= Floyd Boring =

American Secret Service agent who served with five US Presidents (1915–2008)

Floyd Murray Boring (June 25, 1915 – February 1, 2008) was an American Secret Service agent (1943–1967) who served with five US Presidents. He was also present and took part in the gunfight that foiled an assassination attempt on Harry S. Truman.

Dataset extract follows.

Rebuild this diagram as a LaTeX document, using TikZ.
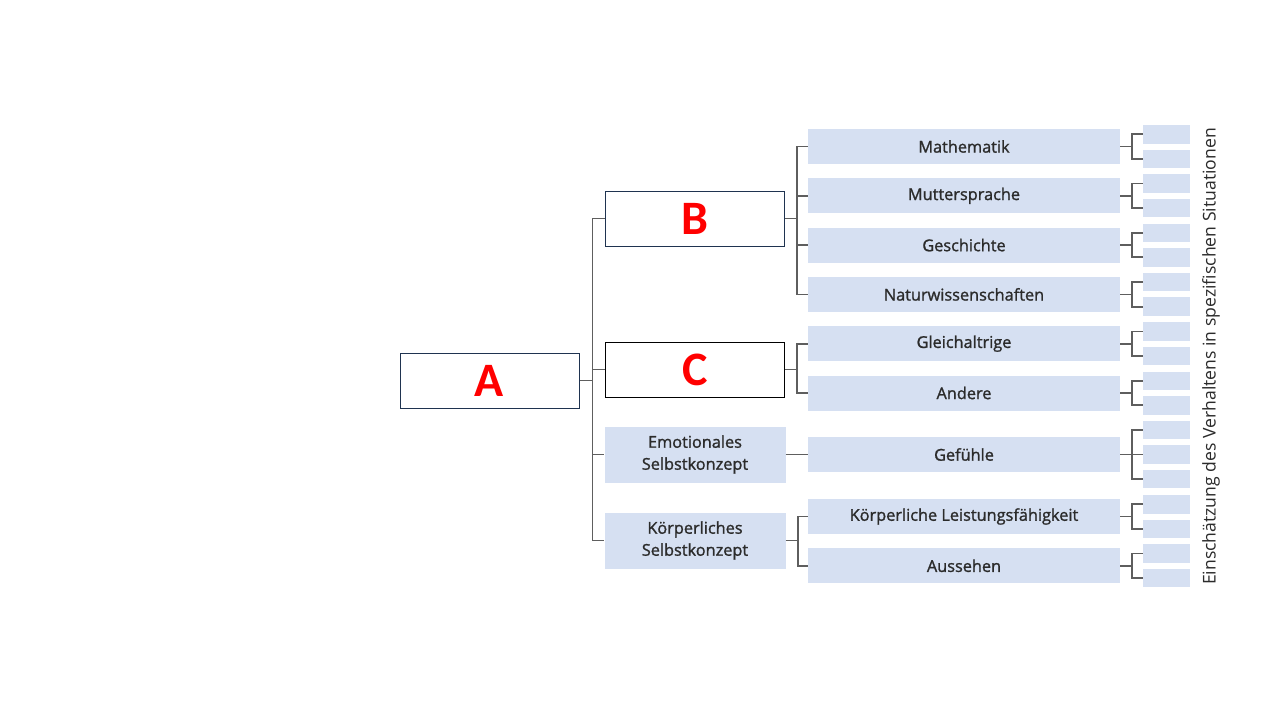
\documentclass[tikz,border=0pt]{standalone}
\usepackage{fontspec}
\setmainfont{Open Sans}[BoldFont={Open Sans},BoldFeatures={FakeBold=1.3}]
\newfontfamily\letterfont{Carlito}
\usepackage{tikz}
\usetikzlibrary{positioning,calc}
\usepackage{xcolor}
\definecolor{BoxFill}{HTML}{D6E0F2}
\definecolor{BoxText}{HTML}{2B2B2B}
\definecolor{BranchGray}{HTML}{5E5E5E}
\definecolor{FrameNavy}{HTML}{1F3350}
\definecolor{LetterRed}{HTML}{FF0000}
\tikzset{
  letterbox/.style={draw=FrameNavy,fill=white,line width=1pt,minimum width=179pt,minimum height=55pt,inner sep=0pt,text=LetterRed,font=\letterfont\bfseries\fontsize{48}{48}\selectfont},
  groupbox/.style={fill=BoxFill,minimum width=181pt,minimum height=56pt,inner sep=0pt,align=center,text=BoxText,font=\bfseries\fontsize{16.3}{22}\selectfont},
  areabox/.style={fill=BoxFill,minimum width=312pt,minimum height=35pt,inner sep=0pt,text=BoxText,font=\bfseries\fontsize{16.3}{20}\selectfont},
  itembox/.style={fill=BoxFill,minimum width=47pt,minimum height=18.5pt,inner sep=0pt},
  branch/.style={draw=BranchGray,line width=1.8pt}
}
\begin{document}
\begin{tikzpicture}[x=1pt,y=-1pt]
\useasboundingbox[fill=white] (0,0) rectangle (1280,720);
% first level
\node[letterbox] (A) at (489.5,380.5) {A};
\node[letterbox] (B) at (695,218.5) {B};
\node[letterbox,draw=black] (C) at (695,369.5) {C};
\node[groupbox] (emo) at (695,454.5) {Emotionales\\Selbstkonzept};
\node[groupbox] (koe) at (695,540.5) {Körperliches\\Selbstkonzept};
% second level
\node[areabox] (math) at (964,146.5) {Mathematik};
\node[areabox] (mutter) at (964,195.8) {Muttersprache};
\node[areabox] (gesch) at (964,245.1) {Geschichte};
\node[areabox] (natur) at (964,294.4) {Naturwissenschaften};
\node[areabox] (gleich) at (964,343.7) {Gleichaltrige};
\node[areabox] (andere) at (964,393) {Andere};
\node[areabox] (gefuehl) at (964,454.5) {Gefühle};
\node[areabox] (leist) at (964,516.5) {Körperliche Leistungsfähigkeit};
\node[areabox] (ausseh) at (964,565.8) {Aussehen};
% situations
\foreach \area in {math,mutter,gesch,natur,gleich,andere,leist,ausseh} {
  \node[itembox] (\area-1) at ($(\area.center)+(202.5,-12.25)$) {};
  \node[itembox] (\area-2) at ($(\area.center)+(202.5,12.25)$) {};
  \draw[branch] (\area.east) -- ++(12,0) coordinate (\area-fork);
  \draw[branch] (\area-fork) |- (\area-1.west);
  \draw[branch] (\area-fork) |- (\area-2.west);
}
\node[itembox] (gefuehl-1) at ($(gefuehl.center)+(202.5,-24.5)$) {};
\node[itembox] (gefuehl-2) at ($(gefuehl.center)+(202.5,0)$) {};
\node[itembox] (gefuehl-3) at ($(gefuehl.center)+(202.5,24.5)$) {};
\draw[branch] (gefuehl.east) -- (gefuehl-2.west);
\draw[branch] ($(gefuehl.east)+(12,0)$) coordinate (gefuehl-fork) |- (gefuehl-1.west);
\draw[branch] (gefuehl-fork) |- (gefuehl-3.west);
\node[rotate=90,text=BoxText,font=\fontsize{17.6}{18}\selectfont] (sit) at (1211,356.5) {Einschätzung des Verhaltens in spezifischen Situationen};
% connectors
\draw[branch] (A.east) -- ++(13,0) coordinate (trunk);
\draw[branch] (trunk) |- (B.west);
\draw[branch] (trunk) |- (C.west);
\draw[branch] (trunk) |- (emo.west);
\draw[branch] (trunk) |- (koe.west);
\draw[branch] (B.east) -- ++(12,0) coordinate (bfork);
\draw[branch] (bfork) |- (math.west); \draw[branch] (bfork) |- (mutter.west);
\draw[branch] (bfork) |- (gesch.west); \draw[branch] (bfork) |- (natur.west);
\draw[branch] (C.east) -- ++(12,0) coordinate (cfork);
\draw[branch] (cfork) |- (gleich.west); \draw[branch] (cfork) |- (andere.west);
\draw[branch] (emo.east) -- (gefuehl.west);
\draw[branch] (koe.east) -- ++(12,0) coordinate (kfork);
\draw[branch] (kfork) |- (leist.west); \draw[branch] (kfork) |- (ausseh.west);
\end{tikzpicture}
\end{document}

==Truman assassination attempt==

On the afternoon of 1 November 1950, Truman was taking a nap at Blair House, where he was living while The White House, across Pennsylvania Avenue, was being renovated. Boring was stationed outside Blair House with several uniformed White House guards, while two Secret Service agents were posted inside. Around 2:00 Oscar Collazo and Griselio Torresola started to fire at Blair House. Boring, drawing his .38-caliber Colt pistol, known as a Detective's Special, fired a bullet through the hat of one of the gunmen, Oscar Collazo, grazing his scalp. Collazo was also shot in the chest, and bullets grazed his nose and an ear. He was captured at the entrance to Blair House as Boring kicked his pistol away from his side.

==Other Presidents==

As well as Truman, Boring also worked with Franklin D. Roosevelt, Dwight D. Eisenhower, John F. Kennedy and Lyndon B. Johnson. He was with President Franklin D. Roosevelt when he died at Warm Springs, Georgia, in 1945, and accompanied his body to the funeral at Hyde Park, New York. He was not with President Kennedy's Secret Service detail in Dallas when Kennedy was assassinated. According to author Vince Palamara, Mr. Boring played a pivotal role in the security planning of Kennedy's trip to Dallas, as he was in charge of the advance arrangements. As well as the assassination, Boring also dealt with a frightening moment on the Potomac River one day when Truman struggled while swimming off his yacht.

In 1965, Boring was replaced by Roy Kellerman as "deputy special agent in charge" and assigned to Secret Service headquarters as an inspector. He retired in 1967 and entered private security work.

==Personal life and death==

His wife, Ruth, died in 2005. He had two daughters with her, Judith Orzell and Kate Elliott. On February 1, 2008 he died of congestive heart failure. He is survived by both his daughters and his granddaughter, Kay.